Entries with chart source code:
───

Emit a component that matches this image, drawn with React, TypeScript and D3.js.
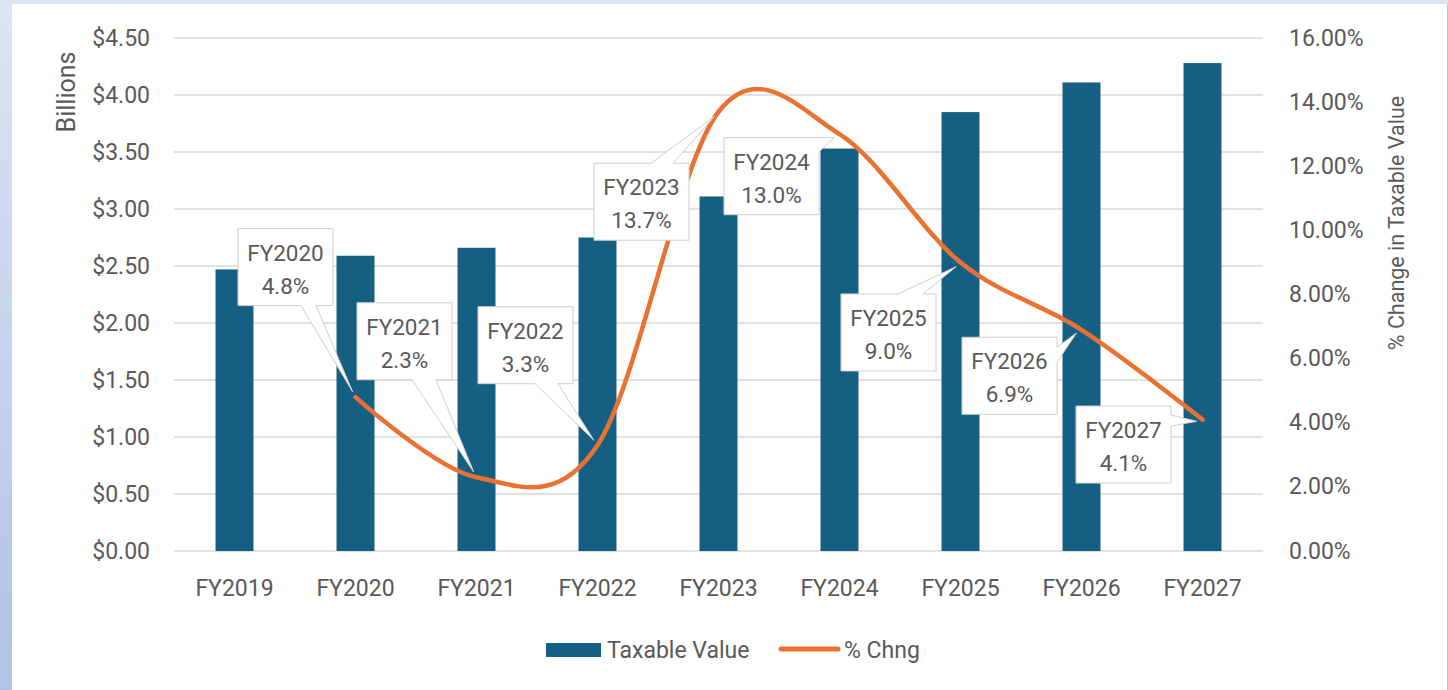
import React from "react";
import * as d3 from "d3";

// Fiscal years on the category axis
const years = ["FY2019", "FY2020", "FY2021", "FY2022", "FY2023", "FY2024", "FY2025", "FY2026", "FY2027"];
// Taxable value, billions of dollars
const taxableValue = [2.47, 2.59, 2.66, 2.75, 3.11, 3.53, 3.85, 4.11, 4.28];
// Year-over-year change in taxable value (no change shown for the first year)
const pctChange: (number | null)[] = [null, 0.048, 0.023, 0.033, 0.137, 0.13, 0.09, 0.069, 0.041];
// Axis ticks
const leftTicks = [0, 0.5, 1, 1.5, 2, 2.5, 3, 3.5, 4, 4.5];
const rightTicks = [0, 0.02, 0.04, 0.06, 0.08, 0.1, 0.12, 0.14, 0.16];

// Callout placement for each labelled point: box centre offset from the point,
// the box side the pointer leaves from and the span of its base along that side.
type Side = "top" | "bottom" | "right";
const callouts: { dx: number; dy: number; side: Side; a: number; b: number }[] = [
  { dx: 0, dy: 0, side: "bottom", a: 0, b: 0 },
  { dx: -70, dy: -130, side: "bottom", a: 63, b: 78 },
  { dx: -72, dy: -136, side: "bottom", a: 55, b: 79 },
  { dx: -72, dy: -100, side: "bottom", a: 57, b: 80 },
  { dx: -77, dy: 90, side: "top", a: 57, b: 79 },
  { dx: -68, dy: 42, side: "right", a: 0, b: 14 },
  { dx: -72, dy: 70, side: "top", a: 57, b: 82 },
  { dx: -72, dy: 46, side: "right", a: 10, b: 25 },
  { dx: -79, dy: 25, side: "right", a: 9, b: 20 },
];

const W = 1448;
const H = 690;
const BAR = "#156082";
const LINE = "#E97132";
const TEXT = "#595959";
const GRID = "#D9D9D9";
const FONT = "Roboto, 'Liberation Sans', sans-serif";

const plot = { left: 174, right: 1263, top: 38, bottom: 551 };

const x = d3
  .scaleBand<string>()
  .domain(years)
  .range([plot.left, plot.right])
  .paddingInner(0.686)
  .paddingOuter(0.343);
const yL = d3.scaleLinear().domain([0, 4.5]).range([plot.bottom, plot.top]);
const yR = d3.scaleLinear().domain([0, 0.16]).range([plot.bottom, plot.top]);
const cx = (d: string) => (x(d) ?? 0) + x.bandwidth() / 2;

const money = d3.format("$.2f");
const pct2 = d3.format(".2%");
const pct1 = d3.format(".1%");

const linePath = d3
  .line<number | null>()
  .defined((d) => d != null)
  .x((_, i) => cx(years[i]))
  .y((d) => yR(d as number))
  .curve(d3.curveCatmullRom.alpha(0))(pctChange) ?? "";

const BOX_W = 95;
const BOX_H = 77;

function calloutPath(L: number, T: number, side: Side, a: number, b: number, tx: number, ty: number) {
  const R = L + BOX_W;
  const B = T + BOX_H;
  const p = d3.path();
  p.moveTo(L, T);
  if (side === "top") {
    p.lineTo(L + a, T);
    p.lineTo(tx, ty);
    p.lineTo(L + b, T);
  }
  p.lineTo(R, T);
  if (side === "right") {
    p.lineTo(R, T + a);
    p.lineTo(tx, ty);
    p.lineTo(R, T + b);
  }
  p.lineTo(R, B);
  if (side === "bottom") {
    p.lineTo(L + b, B);
    p.lineTo(tx, ty);
    p.lineTo(L + a, B);
  }
  p.lineTo(L, B);
  p.closePath();
  return p.toString();
}

export default function App() {
  return (
    <div style={{ position: "absolute", left: 0, top: 0, width: W, height: H }}>
      <svg width={W} height={H} style={{ display: "block", fontFamily: FONT }}>
        <defs>
          <linearGradient id="edge" x1="0" y1="0" x2="0" y2="1">
            <stop offset="0" stopColor="#DCE4F4" />
            <stop offset="1" stopColor="#AFC3E6" />
          </linearGradient>
        </defs>
        <rect x={0} y={0} width={W} height={H} fill="#DCE3F4" />
        <rect x={0} y={0} width={12} height={H} fill="url(#edge)" />
        <rect x={12} y={4} width={W - 13} height={H - 4} fill="#FFFFFF" />
        <line x1={W - 0.5} x2={W - 0.5} y1={4} y2={H} stroke="#B4C6E7" strokeWidth={1} />

        {/* gridlines */}
        {leftTicks.map((t) => (
          <line key={t} x1={plot.left} x2={plot.right} y1={yL(t)} y2={yL(t)} stroke={GRID} strokeWidth={1.5} />
        ))}

        {/* left axis */}
        {leftTicks.map((t) => (
          <text key={t} x={150} y={yL(t)} textAnchor="end" dominantBaseline="central" fontSize={23} fill={TEXT}>
            {money(t)}
          </text>
        ))}
        <text
          transform={`translate(66,92) rotate(-90)`}
          textAnchor="middle"
          dominantBaseline="central"
          fontSize={25}
          fill={TEXT}
        >
          Billions
        </text>

        {/* right axis */}
        {rightTicks.map((t) => (
          <text key={t} x={1289} y={yR(t)} textAnchor="start" dominantBaseline="central" fontSize={23} fill={TEXT}>
            {pct2(t)}
          </text>
        ))}
        <text
          transform={`translate(1396,223) rotate(-90)`}
          textAnchor="middle"
          dominantBaseline="central"
          fontSize={21.5}
          fill={TEXT}
        >
          % Change in Taxable Value
        </text>

        {/* category labels */}
        {years.map((d) => (
          <text key={d} x={cx(d)} y={588} textAnchor="middle" dominantBaseline="central" fontSize={23} fill={TEXT}>
            {d}
          </text>
        ))}

        {/* bars */}
        {years.map((d, i) => (
          <rect
            key={d}
            x={x(d)}
            y={yL(taxableValue[i])}
            width={x.bandwidth()}
            height={yL(0) - yL(taxableValue[i])}
            fill={BAR}
          />
        ))}

        {/* % change line */}
        <path d={linePath} fill="none" stroke={LINE} strokeWidth={4.5} strokeLinecap="round" strokeLinejoin="round" />

        {/* callouts */}
        {years.map((d, i) => {
          const v = pctChange[i];
          if (v == null) return null;
          const c = callouts[i];
          const px = cx(d);
          const py = yR(v);
          const bcx = px + c.dx;
          const bcy = py + c.dy;
          const L = bcx - BOX_W / 2;
          const T = bcy - BOX_H / 2;
          const len = Math.hypot(c.dx, c.dy);
          const tx = px + (c.dx / len) * 6;
          const ty = py + (c.dy / len) * 6;
          return (
            <g key={d}>
              <path d={calloutPath(L, T, c.side, c.a, c.b, tx, ty)} fill="#FFFFFF" stroke="#D0D0D0" strokeWidth={1} />
              <text x={bcx} y={T + 24} textAnchor="middle" dominantBaseline="central" fontSize={22.5} fill={TEXT}>
                {d}
              </text>
              <text x={bcx} y={T + 57} textAnchor="middle" dominantBaseline="central" fontSize={22.5} fill={TEXT}>
                {pct1(v)}
              </text>
            </g>
          );
        })}

        {/* legend */}
        <rect x={546} y={643} width={55} height={14} fill={BAR} />
        <text x={607} y={650} dominantBaseline="central" fontSize={23} fill={TEXT}>
          Taxable Value
        </text>
        <line x1={781} x2={838} y1={649} y2={649} stroke={LINE} strokeWidth={5} strokeLinecap="round" />
        <text x={844} y={650} dominantBaseline="central" fontSize={23} fill={TEXT}>
          % Chng
        </text>
      </svg>
    </div>
  );
}
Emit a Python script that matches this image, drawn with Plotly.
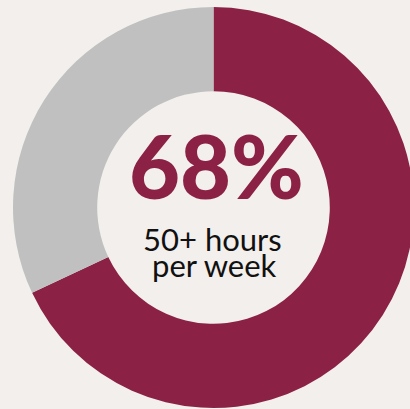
import plotly.graph_objects as go

# Share of respondents by weekly hours
labels = ["50+ hours per week", "Under 50 hours"]
values = [68, 32]
colors = ["#8b2246", "#c0c0c0"]

headline = "68%"
caption_lines = ["50+ hours", "per week"]

W, H = 427, 409
BG = "#f2efec"

fig = go.Figure(
    go.Pie(
        labels=labels,
        values=values,
        hole=0.58,
        sort=False,
        direction="clockwise",
        rotation=0,
        marker=dict(colors=colors, line=dict(width=0)),
        textinfo="none",
        hoverinfo="label+percent",
        domain=dict(x=[13 / W, 414 / W], y=[1 - 408 / H, 1 - 7 / H]),
        showlegend=False,
    )
)

def px(x):
    return x / W

def py(y):
    return 1 - y / H

fig.add_annotation(
    x=px(216), y=py(165), xref="paper", yref="paper",
    text=headline, showarrow=False, xanchor="center", yanchor="middle",
    font=dict(family="Lato", size=88, color=colors[0], weight=900),
)
for (cx, cy), line in zip([(212.5, 239), (214, 265)], caption_lines):
    fig.add_annotation(
        x=px(cx), y=py(cy), xref="paper", yref="paper",
        text=line, showarrow=False, xanchor="center", yanchor="middle",
        font=dict(family="Lato", size=31, color="#111111"),
    )

fig.update_layout(
    width=W,
    height=H,
    margin=dict(l=0, r=0, t=0, b=0, pad=0),
    paper_bgcolor=BG,
    plot_bgcolor=BG,
)

fig.write_html(
    "out.html",
    config={"displayModeBar": False},
    post_script=f"document.body.style.margin='0';document.body.style.overflow='hidden';document.body.style.background='{BG}';",
)
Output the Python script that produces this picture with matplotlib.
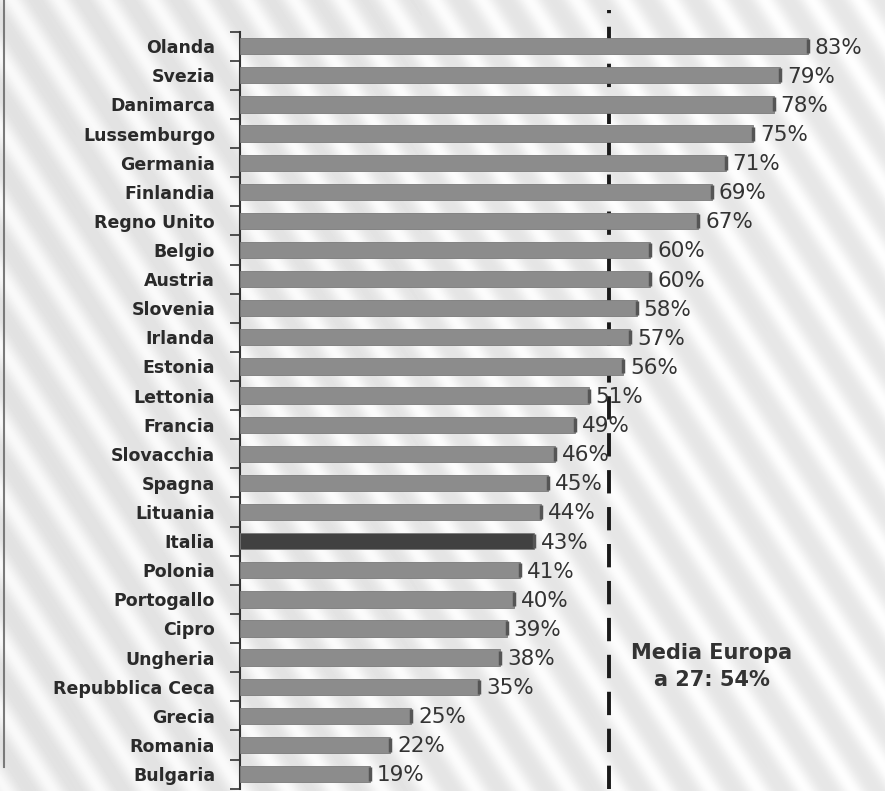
"""
Quota percentuale per paese - barre orizzontali con media europea
"""

import matplotlib.pyplot as plt
import numpy as np
from matplotlib.lines import Line2D

#---------------------------------------------------------------------------------------------------
# Data
#---------------------------------------------------------------------------------------------------

countries = ['Olanda', 'Svezia', 'Danimarca', 'Lussemburgo', 'Germania', 'Finlandia', 'Regno Unito',
             'Belgio', 'Austria', 'Slovenia', 'Irlanda', 'Estonia', 'Lettonia', 'Francia',
             'Slovacchia', 'Spagna', 'Lituania', 'Italia', 'Polonia', 'Portogallo', 'Cipro',
             'Ungheria', 'Repubblica Ceca', 'Grecia', 'Romania', 'Bulgaria']
values = [83, 79, 78, 75, 71, 69, 67, 60, 60, 58, 57, 56, 51, 49, 46, 45, 44, 43, 41, 40, 39,
          38, 35, 25, 22, 19]
highlight = 'Italia'
eu_mean = 54
eu_label = 'Media Europa\na 27: 54%'

#---------------------------------------------------------------------------------------------------
# Plot
#---------------------------------------------------------------------------------------------------

fig = plt.figure(figsize=(8.85, 7.91), dpi=100)

# soft striped grey background
bg = fig.add_axes([0, 0, 1, 1], zorder=0)
yy, xx = np.mgrid[0:791, 0:885]
stripes = 0.5 + 0.5*np.sin(2*np.pi*(xx*0.85 - yy*0.55)/40.)
shade = 0.885 + 0.09*stripes**1.5 + 0.02*(xx/885.)
bg.imshow(shade, cmap='gray', vmin=0, vmax=1, aspect='auto', interpolation='bilinear')
bg.axis('off')
fig.add_artist(Line2D([0.004, 0.004], [0.03, 1.0], color='#7a7a7a', lw=1.5))

ax = fig.add_axes([0.2712, 0.003, 0.7288, 0.957], zorder=1)
ax.patch.set_alpha(0)

ypos = np.arange(len(countries))
colors = ['#414141' if c == highlight else '#8c8c8c' for c in countries]
ax.barh(ypos, values, height=0.56, color=colors, edgecolor='#7a7a7a', lw=0.6, zorder=3)
# darker end caps on the bars
ax.plot(values, ypos, ls='none', marker='|', ms=10, mew=2.5, color='#555555', zorder=4)

for y, v in zip(ypos, values):
    ax.annotate('%d%%' % v, (v, y), xytext=(5, -1), textcoords='offset points',
                ha='left', va='center', fontsize=15.5, color='#333333', zorder=5)

ax.axvline(eu_mean, ymin=0, ymax=1.028, color='#1a1a1a', lw=2.8, ls=(0, (6, 3.5)),
           clip_on=False, zorder=2)
ax.text(69, 21.3, eu_label, ha='center', va='center', fontsize=15, fontweight='bold',
        color='#333333', linespacing=1.45)

ax.set_xlim(0, 94.3)
ax.set_ylim(len(countries) - 0.5, -0.5)

ax.set_yticks(np.arange(len(countries) + 1) - 0.5)
ax.set_yticklabels([])
ax.set_yticks(ypos, labels=countries, minor=True)
ax.tick_params(axis='y', which='major', length=7, width=1.2, color='#333333')
ax.tick_params(axis='y', which='minor', length=0, pad=18)
for lab in ax.get_yticklabels(minor=True):
    lab.set_fontsize(12.5)
    lab.set_fontweight('bold')
    lab.set_color('#2a2a2a')
ax.set_xticks([])
for s in ['top', 'right', 'bottom']:
    ax.spines[s].set_visible(False)
ax.spines['left'].set_color('#333333')
ax.spines['left'].set_linewidth(1.5)

plt.savefig('out.png', dpi=100)
plt.close()
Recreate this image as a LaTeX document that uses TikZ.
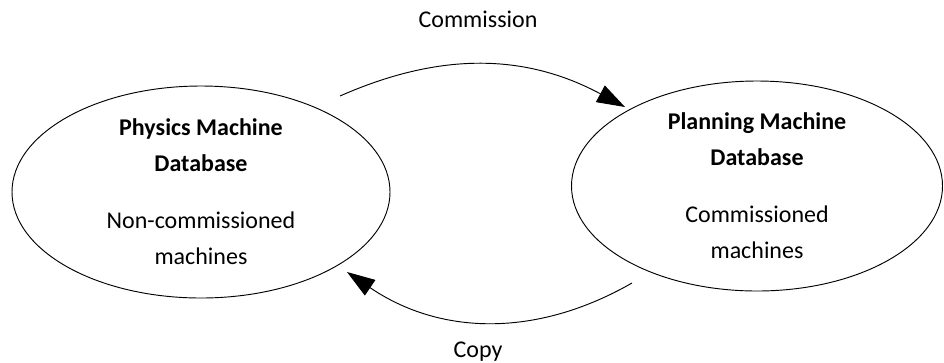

───

* Written task *
Reproduce only the lines of the records from the start up to and including the line that holds "const cx = (d: string)"; do not carry over any picture.

* Result for this task *
Emit a component that matches this image, drawn with React, TypeScript and D3.js.
import React from "react";
import * as d3 from "d3";

// Fiscal years on the category axis
const years = ["FY2019", "FY2020", "FY2021", "FY2022", "FY2023", "FY2024", "FY2025", "FY2026", "FY2027"];
// Taxable value, billions of dollars
const taxableValue = [2.47, 2.59, 2.66, 2.75, 3.11, 3.53, 3.85, 4.11, 4.28];
// Year-over-year change in taxable value (no change shown for the first year)
const pctChange: (number | null)[] = [null, 0.048, 0.023, 0.033, 0.137, 0.13, 0.09, 0.069, 0.041];
// Axis ticks
const leftTicks = [0, 0.5, 1, 1.5, 2, 2.5, 3, 3.5, 4, 4.5];
const rightTicks = [0, 0.02, 0.04, 0.06, 0.08, 0.1, 0.12, 0.14, 0.16];

// Callout placement for each labelled point: box centre offset from the point,
// the box side the pointer leaves from and the span of its base along that side.
type Side = "top" | "bottom" | "right";
const callouts: { dx: number; dy: number; side: Side; a: number; b: number }[] = [
  { dx: 0, dy: 0, side: "bottom", a: 0, b: 0 },
  { dx: -70, dy: -130, side: "bottom", a: 63, b: 78 },
  { dx: -72, dy: -136, side: "bottom", a: 55, b: 79 },
  { dx: -72, dy: -100, side: "bottom", a: 57, b: 80 },
  { dx: -77, dy: 90, side: "top", a: 57, b: 79 },
  { dx: -68, dy: 42, side: "right", a: 0, b: 14 },
  { dx: -72, dy: 70, side: "top", a: 57, b: 82 },
  { dx: -72, dy: 46, side: "right", a: 10, b: 25 },
  { dx: -79, dy: 25, side: "right", a: 9, b: 20 },
];

const W = 1448;
const H = 690;
const BAR = "#156082";
const LINE = "#E97132";
const TEXT = "#595959";
const GRID = "#D9D9D9";
const FONT = "Roboto, 'Liberation Sans', sans-serif";

const plot = { left: 174, right: 1263, top: 38, bottom: 551 };

const x = d3
  .scaleBand<string>()
  .domain(years)
  .range([plot.left, plot.right])
  .paddingInner(0.686)
  .paddingOuter(0.343);
const yL = d3.scaleLinear().domain([0, 4.5]).range([plot.bottom, plot.top]);
const yR = d3.scaleLinear().domain([0, 0.16]).range([plot.bottom, plot.top]);
const cx = (d: string) => (x(d) ?? 0) + x.bandwidth() / 2;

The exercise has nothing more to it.